In the records below, find each line with the word "draw" and copy it.

-- START Records for processing --

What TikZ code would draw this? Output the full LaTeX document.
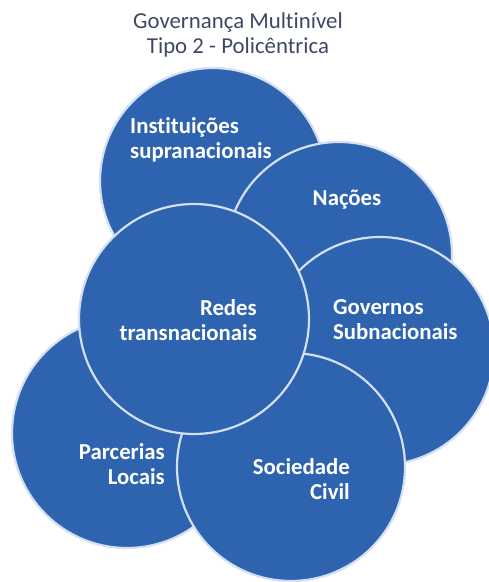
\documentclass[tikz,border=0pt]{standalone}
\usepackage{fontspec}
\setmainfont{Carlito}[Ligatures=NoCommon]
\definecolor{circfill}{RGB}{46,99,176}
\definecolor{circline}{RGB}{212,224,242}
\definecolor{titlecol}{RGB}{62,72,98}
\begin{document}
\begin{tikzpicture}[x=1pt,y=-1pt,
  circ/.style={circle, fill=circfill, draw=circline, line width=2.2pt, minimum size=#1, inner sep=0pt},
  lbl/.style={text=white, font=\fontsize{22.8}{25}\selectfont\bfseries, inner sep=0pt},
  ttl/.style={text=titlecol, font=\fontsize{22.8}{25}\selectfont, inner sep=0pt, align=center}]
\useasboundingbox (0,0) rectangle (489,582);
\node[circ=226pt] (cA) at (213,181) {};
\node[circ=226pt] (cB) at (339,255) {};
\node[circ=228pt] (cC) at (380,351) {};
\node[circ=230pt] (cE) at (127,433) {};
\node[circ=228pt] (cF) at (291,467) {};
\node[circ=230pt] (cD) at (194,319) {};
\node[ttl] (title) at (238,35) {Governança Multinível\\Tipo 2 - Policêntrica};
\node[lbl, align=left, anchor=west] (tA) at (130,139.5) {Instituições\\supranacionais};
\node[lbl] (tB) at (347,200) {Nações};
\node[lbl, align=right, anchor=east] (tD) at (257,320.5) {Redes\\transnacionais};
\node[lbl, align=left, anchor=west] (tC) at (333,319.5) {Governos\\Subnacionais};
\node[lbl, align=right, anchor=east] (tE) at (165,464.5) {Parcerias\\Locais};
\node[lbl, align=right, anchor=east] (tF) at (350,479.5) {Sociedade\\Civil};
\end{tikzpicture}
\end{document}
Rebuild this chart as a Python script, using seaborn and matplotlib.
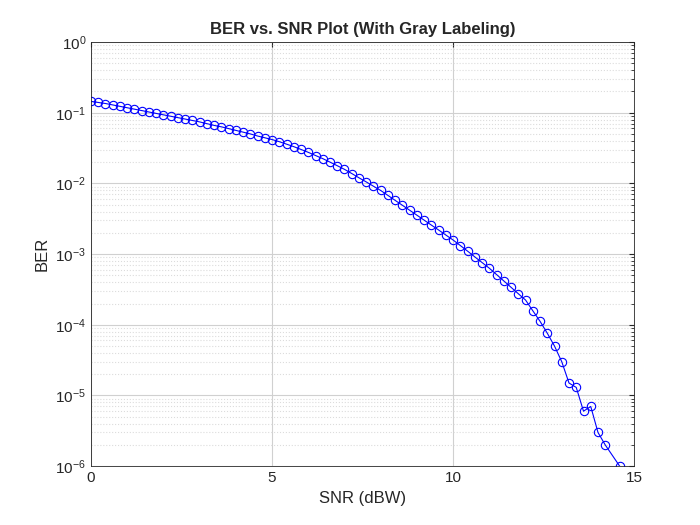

-- END Records for processing --

■ Result
What TikZ code would draw this? Output the full LaTeX document.
  circ/.style={circle, fill=circfill, draw=circline, line width=2.2pt, minimum size=#1, inner sep=0pt},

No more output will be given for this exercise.